WORK INSTRUCTIONS: Without the pictures, set down the records below word for word.

MATERIAL SUPPLIED:
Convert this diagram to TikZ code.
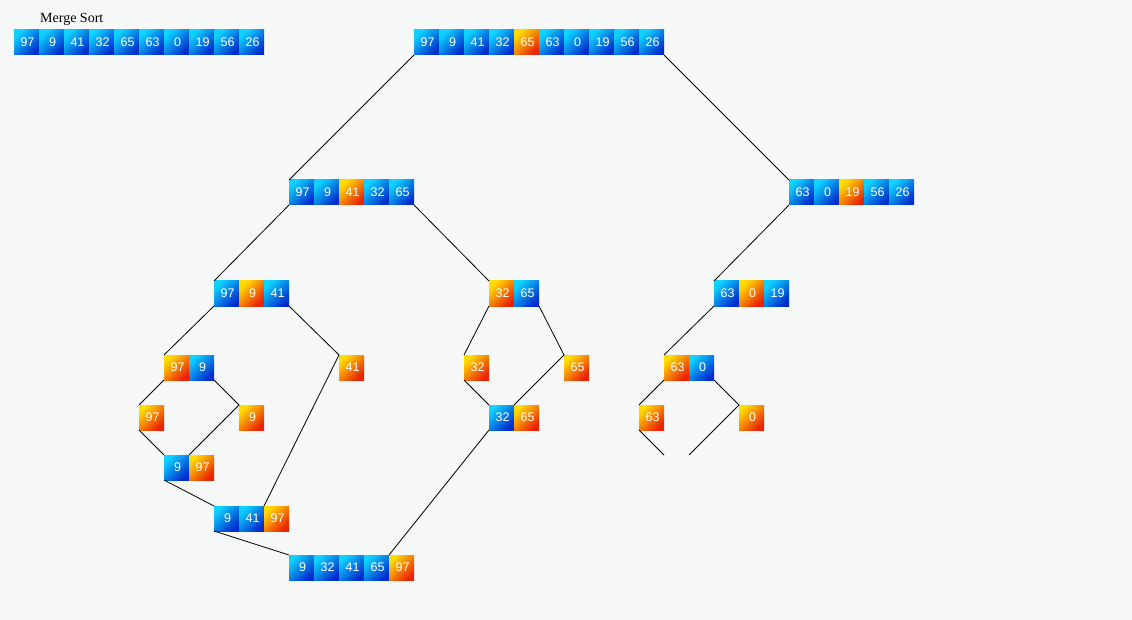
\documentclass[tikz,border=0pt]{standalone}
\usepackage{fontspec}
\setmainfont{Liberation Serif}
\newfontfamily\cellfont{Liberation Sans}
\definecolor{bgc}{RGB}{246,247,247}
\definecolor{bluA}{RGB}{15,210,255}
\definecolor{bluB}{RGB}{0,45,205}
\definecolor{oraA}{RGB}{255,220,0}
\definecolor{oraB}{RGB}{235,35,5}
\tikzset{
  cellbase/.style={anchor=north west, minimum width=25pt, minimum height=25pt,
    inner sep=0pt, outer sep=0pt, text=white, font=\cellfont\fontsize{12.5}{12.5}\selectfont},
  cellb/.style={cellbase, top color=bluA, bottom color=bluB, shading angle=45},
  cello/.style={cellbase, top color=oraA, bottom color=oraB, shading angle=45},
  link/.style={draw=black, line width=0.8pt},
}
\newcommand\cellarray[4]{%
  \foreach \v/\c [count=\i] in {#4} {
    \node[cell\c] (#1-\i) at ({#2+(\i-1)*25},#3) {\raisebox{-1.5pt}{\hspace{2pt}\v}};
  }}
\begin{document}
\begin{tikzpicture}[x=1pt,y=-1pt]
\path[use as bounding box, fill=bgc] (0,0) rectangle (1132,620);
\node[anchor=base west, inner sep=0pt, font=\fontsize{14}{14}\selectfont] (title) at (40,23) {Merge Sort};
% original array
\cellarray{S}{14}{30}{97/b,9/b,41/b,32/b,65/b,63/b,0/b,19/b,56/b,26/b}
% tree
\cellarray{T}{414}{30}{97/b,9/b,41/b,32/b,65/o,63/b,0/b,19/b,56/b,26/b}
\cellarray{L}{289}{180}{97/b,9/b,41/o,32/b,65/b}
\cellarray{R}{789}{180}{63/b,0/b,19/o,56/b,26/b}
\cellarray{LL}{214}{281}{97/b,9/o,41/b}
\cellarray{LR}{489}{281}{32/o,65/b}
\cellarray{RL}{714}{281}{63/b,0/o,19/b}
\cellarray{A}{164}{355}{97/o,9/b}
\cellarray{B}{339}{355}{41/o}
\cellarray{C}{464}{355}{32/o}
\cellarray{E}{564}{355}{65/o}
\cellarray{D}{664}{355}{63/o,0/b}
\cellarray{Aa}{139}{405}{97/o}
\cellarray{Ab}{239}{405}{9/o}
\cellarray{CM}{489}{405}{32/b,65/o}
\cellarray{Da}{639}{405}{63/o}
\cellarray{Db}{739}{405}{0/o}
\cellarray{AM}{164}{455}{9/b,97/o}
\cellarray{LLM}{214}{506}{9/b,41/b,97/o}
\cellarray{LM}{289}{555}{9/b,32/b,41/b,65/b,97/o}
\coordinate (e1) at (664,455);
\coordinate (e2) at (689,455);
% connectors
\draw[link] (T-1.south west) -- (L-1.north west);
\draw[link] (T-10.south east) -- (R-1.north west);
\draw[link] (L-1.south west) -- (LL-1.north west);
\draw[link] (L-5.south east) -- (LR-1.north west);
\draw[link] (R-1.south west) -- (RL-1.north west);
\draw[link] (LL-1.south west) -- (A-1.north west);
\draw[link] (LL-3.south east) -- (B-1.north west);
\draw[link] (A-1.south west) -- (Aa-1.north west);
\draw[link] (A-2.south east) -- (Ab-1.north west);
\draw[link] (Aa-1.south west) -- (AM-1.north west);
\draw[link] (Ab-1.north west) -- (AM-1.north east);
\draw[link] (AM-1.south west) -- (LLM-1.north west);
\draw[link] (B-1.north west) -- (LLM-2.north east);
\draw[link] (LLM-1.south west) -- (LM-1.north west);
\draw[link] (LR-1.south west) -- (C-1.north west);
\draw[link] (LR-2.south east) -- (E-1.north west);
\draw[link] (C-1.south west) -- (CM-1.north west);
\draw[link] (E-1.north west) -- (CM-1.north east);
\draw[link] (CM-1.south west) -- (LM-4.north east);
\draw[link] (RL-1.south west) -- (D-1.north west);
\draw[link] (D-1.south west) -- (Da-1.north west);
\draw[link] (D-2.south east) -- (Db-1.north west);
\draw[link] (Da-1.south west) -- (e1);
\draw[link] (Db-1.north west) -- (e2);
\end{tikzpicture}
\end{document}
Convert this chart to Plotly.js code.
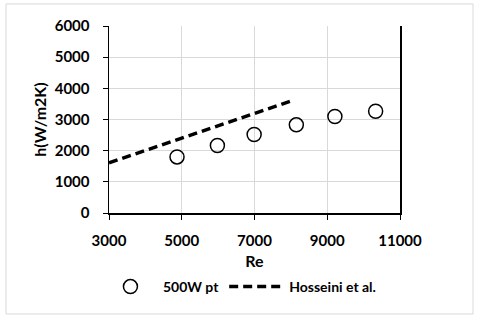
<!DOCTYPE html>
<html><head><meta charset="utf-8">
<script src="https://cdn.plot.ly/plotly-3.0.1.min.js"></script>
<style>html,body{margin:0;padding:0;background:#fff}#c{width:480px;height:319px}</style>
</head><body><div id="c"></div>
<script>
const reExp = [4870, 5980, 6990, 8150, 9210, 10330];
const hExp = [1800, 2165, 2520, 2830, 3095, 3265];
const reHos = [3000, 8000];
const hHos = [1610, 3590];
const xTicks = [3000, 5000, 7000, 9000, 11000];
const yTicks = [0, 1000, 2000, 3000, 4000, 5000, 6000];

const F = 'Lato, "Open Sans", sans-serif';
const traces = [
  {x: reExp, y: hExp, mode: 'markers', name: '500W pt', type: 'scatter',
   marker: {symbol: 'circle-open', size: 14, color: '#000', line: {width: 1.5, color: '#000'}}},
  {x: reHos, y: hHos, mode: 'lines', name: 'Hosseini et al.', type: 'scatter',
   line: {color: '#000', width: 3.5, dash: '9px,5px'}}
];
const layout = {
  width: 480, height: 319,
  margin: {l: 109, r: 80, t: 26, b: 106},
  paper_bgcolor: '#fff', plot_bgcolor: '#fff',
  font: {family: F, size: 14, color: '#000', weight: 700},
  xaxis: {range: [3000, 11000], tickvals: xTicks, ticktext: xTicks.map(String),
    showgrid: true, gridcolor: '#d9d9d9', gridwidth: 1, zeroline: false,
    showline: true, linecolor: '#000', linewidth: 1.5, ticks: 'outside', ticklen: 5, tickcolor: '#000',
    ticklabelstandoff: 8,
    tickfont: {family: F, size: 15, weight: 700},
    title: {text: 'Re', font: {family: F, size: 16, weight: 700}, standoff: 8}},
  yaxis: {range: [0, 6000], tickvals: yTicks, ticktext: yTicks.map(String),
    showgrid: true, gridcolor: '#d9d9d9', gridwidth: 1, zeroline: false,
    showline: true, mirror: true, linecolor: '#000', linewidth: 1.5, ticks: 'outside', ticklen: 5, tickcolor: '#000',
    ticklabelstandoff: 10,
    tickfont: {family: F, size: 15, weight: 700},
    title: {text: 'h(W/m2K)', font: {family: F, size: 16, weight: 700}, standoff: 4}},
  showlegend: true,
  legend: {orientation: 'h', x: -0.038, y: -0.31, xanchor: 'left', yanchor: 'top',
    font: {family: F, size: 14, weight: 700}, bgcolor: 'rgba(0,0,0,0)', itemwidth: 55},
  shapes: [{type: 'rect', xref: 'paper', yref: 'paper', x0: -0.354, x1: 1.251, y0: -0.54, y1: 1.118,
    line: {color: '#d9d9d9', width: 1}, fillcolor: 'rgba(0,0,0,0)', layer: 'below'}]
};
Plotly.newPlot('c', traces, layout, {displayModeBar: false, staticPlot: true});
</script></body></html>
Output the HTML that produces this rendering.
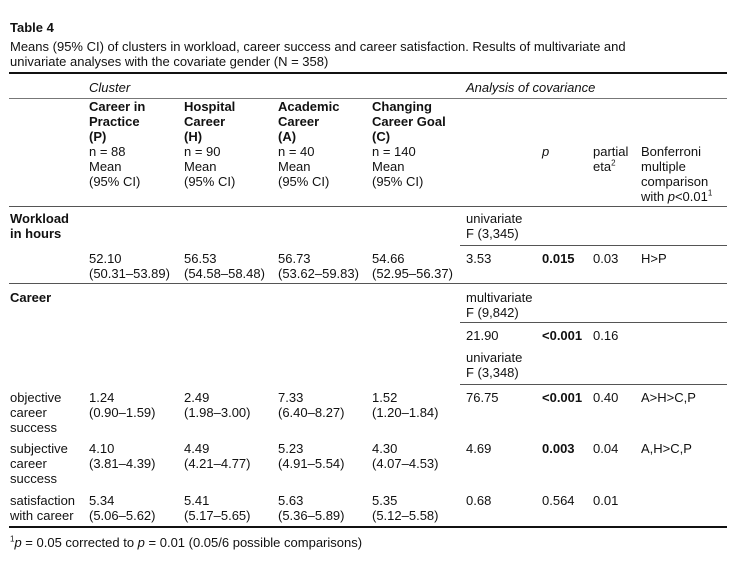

OUTPUT FOR THIS TASK:
Convert this diagram to TikZ code.
\documentclass[tikz,border=0pt]{standalone}
\usepackage{fontspec}
\setmainfont{Liberation Serif}
\newfontfamily\cellfont{Liberation Sans}
\definecolor{bgc}{RGB}{246,247,247}
\definecolor{bluA}{RGB}{15,210,255}
\definecolor{bluB}{RGB}{0,45,205}
\definecolor{oraA}{RGB}{255,220,0}
\definecolor{oraB}{RGB}{235,35,5}
\tikzset{
  cellbase/.style={anchor=north west, minimum width=25pt, minimum height=25pt,
    inner sep=0pt, outer sep=0pt, text=white, font=\cellfont\fontsize{12.5}{12.5}\selectfont},
  cellb/.style={cellbase, top color=bluA, bottom color=bluB, shading angle=45},
  cello/.style={cellbase, top color=oraA, bottom color=oraB, shading angle=45},
  link/.style={draw=black, line width=0.8pt},
}
\newcommand\cellarray[4]{%
  \foreach \v/\c [count=\i] in {#4} {
    \node[cell\c] (#1-\i) at ({#2+(\i-1)*25},#3) {\raisebox{-1.5pt}{\hspace{2pt}\v}};
  }}
\begin{document}
\begin{tikzpicture}[x=1pt,y=-1pt]
\path[use as bounding box, fill=bgc] (0,0) rectangle (1132,620);
\node[anchor=base west, inner sep=0pt, font=\fontsize{14}{14}\selectfont] (title) at (40,23) {Merge Sort};
% original array
\cellarray{S}{14}{30}{97/b,9/b,41/b,32/b,65/b,63/b,0/b,19/b,56/b,26/b}
% tree
\cellarray{T}{414}{30}{97/b,9/b,41/b,32/b,65/o,63/b,0/b,19/b,56/b,26/b}
\cellarray{L}{289}{180}{97/b,9/b,41/o,32/b,65/b}
\cellarray{R}{789}{180}{63/b,0/b,19/o,56/b,26/b}
\cellarray{LL}{214}{281}{97/b,9/o,41/b}
\cellarray{LR}{489}{281}{32/o,65/b}
\cellarray{RL}{714}{281}{63/b,0/o,19/b}
\cellarray{A}{164}{355}{97/o,9/b}
\cellarray{B}{339}{355}{41/o}
\cellarray{C}{464}{355}{32/o}
\cellarray{E}{564}{355}{65/o}
\cellarray{D}{664}{355}{63/o,0/b}
\cellarray{Aa}{139}{405}{97/o}
\cellarray{Ab}{239}{405}{9/o}
\cellarray{CM}{489}{405}{32/b,65/o}
\cellarray{Da}{639}{405}{63/o}
\cellarray{Db}{739}{405}{0/o}
\cellarray{AM}{164}{455}{9/b,97/o}
\cellarray{LLM}{214}{506}{9/b,41/b,97/o}
\cellarray{LM}{289}{555}{9/b,32/b,41/b,65/b,97/o}
\coordinate (e1) at (664,455);
\coordinate (e2) at (689,455);
% connectors
\draw[link] (T-1.south west) -- (L-1.north west);
\draw[link] (T-10.south east) -- (R-1.north west);
\draw[link] (L-1.south west) -- (LL-1.north west);
\draw[link] (L-5.south east) -- (LR-1.north west);
\draw[link] (R-1.south west) -- (RL-1.north west);
\draw[link] (LL-1.south west) -- (A-1.north west);
\draw[link] (LL-3.south east) -- (B-1.north west);
\draw[link] (A-1.south west) -- (Aa-1.north west);
\draw[link] (A-2.south east) -- (Ab-1.north west);
\draw[link] (Aa-1.south west) -- (AM-1.north west);
\draw[link] (Ab-1.north west) -- (AM-1.north east);
\draw[link] (AM-1.south west) -- (LLM-1.north west);
\draw[link] (B-1.north west) -- (LLM-2.north east);
\draw[link] (LLM-1.south west) -- (LM-1.north west);
\draw[link] (LR-1.south west) -- (C-1.north west);
\draw[link] (LR-2.south east) -- (E-1.north west);
\draw[link] (C-1.south west) -- (CM-1.north west);
\draw[link] (E-1.north west) -- (CM-1.north east);
\draw[link] (CM-1.south west) -- (LM-4.north east);
\draw[link] (RL-1.south west) -- (D-1.north west);
\draw[link] (D-1.south west) -- (Da-1.north west);
\draw[link] (D-2.south east) -- (Db-1.north west);
\draw[link] (Da-1.south west) -- (e1);
\draw[link] (Db-1.north west) -- (e2);
\end{tikzpicture}
\end{document}
Convert this chart to Plotly.js code.
<!DOCTYPE html>
<html><head><meta charset="utf-8">
<script src="https://cdn.plot.ly/plotly-3.0.1.min.js"></script>
<style>html,body{margin:0;padding:0;background:#fff}#c{width:480px;height:319px}</style>
</head><body><div id="c"></div>
<script>
const reExp = [4870, 5980, 6990, 8150, 9210, 10330];
const hExp = [1800, 2165, 2520, 2830, 3095, 3265];
const reHos = [3000, 8000];
const hHos = [1610, 3590];
const xTicks = [3000, 5000, 7000, 9000, 11000];
const yTicks = [0, 1000, 2000, 3000, 4000, 5000, 6000];

const F = 'Lato, "Open Sans", sans-serif';
const traces = [
  {x: reExp, y: hExp, mode: 'markers', name: '500W pt', type: 'scatter',
   marker: {symbol: 'circle-open', size: 14, color: '#000', line: {width: 1.5, color: '#000'}}},
  {x: reHos, y: hHos, mode: 'lines', name: 'Hosseini et al.', type: 'scatter',
   line: {color: '#000', width: 3.5, dash: '9px,5px'}}
];
const layout = {
  width: 480, height: 319,
  margin: {l: 109, r: 80, t: 26, b: 106},
  paper_bgcolor: '#fff', plot_bgcolor: '#fff',
  font: {family: F, size: 14, color: '#000', weight: 700},
  xaxis: {range: [3000, 11000], tickvals: xTicks, ticktext: xTicks.map(String),
    showgrid: true, gridcolor: '#d9d9d9', gridwidth: 1, zeroline: false,
    showline: true, linecolor: '#000', linewidth: 1.5, ticks: 'outside', ticklen: 5, tickcolor: '#000',
    ticklabelstandoff: 8,
    tickfont: {family: F, size: 15, weight: 700},
    title: {text: 'Re', font: {family: F, size: 16, weight: 700}, standoff: 8}},
  yaxis: {range: [0, 6000], tickvals: yTicks, ticktext: yTicks.map(String),
    showgrid: true, gridcolor: '#d9d9d9', gridwidth: 1, zeroline: false,
    showline: true, mirror: true, linecolor: '#000', linewidth: 1.5, ticks: 'outside', ticklen: 5, tickcolor: '#000',
    ticklabelstandoff: 10,
    tickfont: {family: F, size: 15, weight: 700},
    title: {text: 'h(W/m2K)', font: {family: F, size: 16, weight: 700}, standoff: 4}},
  showlegend: true,
  legend: {orientation: 'h', x: -0.038, y: -0.31, xanchor: 'left', yanchor: 'top',
    font: {family: F, size: 14, weight: 700}, bgcolor: 'rgba(0,0,0,0)', itemwidth: 55},
  shapes: [{type: 'rect', xref: 'paper', yref: 'paper', x0: -0.354, x1: 1.251, y0: -0.54, y1: 1.118,
    line: {color: '#d9d9d9', width: 1}, fillcolor: 'rgba(0,0,0,0)', layer: 'below'}]
};
Plotly.newPlot('c', traces, layout, {displayModeBar: false, staticPlot: true});
</script></body></html>
Output the HTML that produces this rendering.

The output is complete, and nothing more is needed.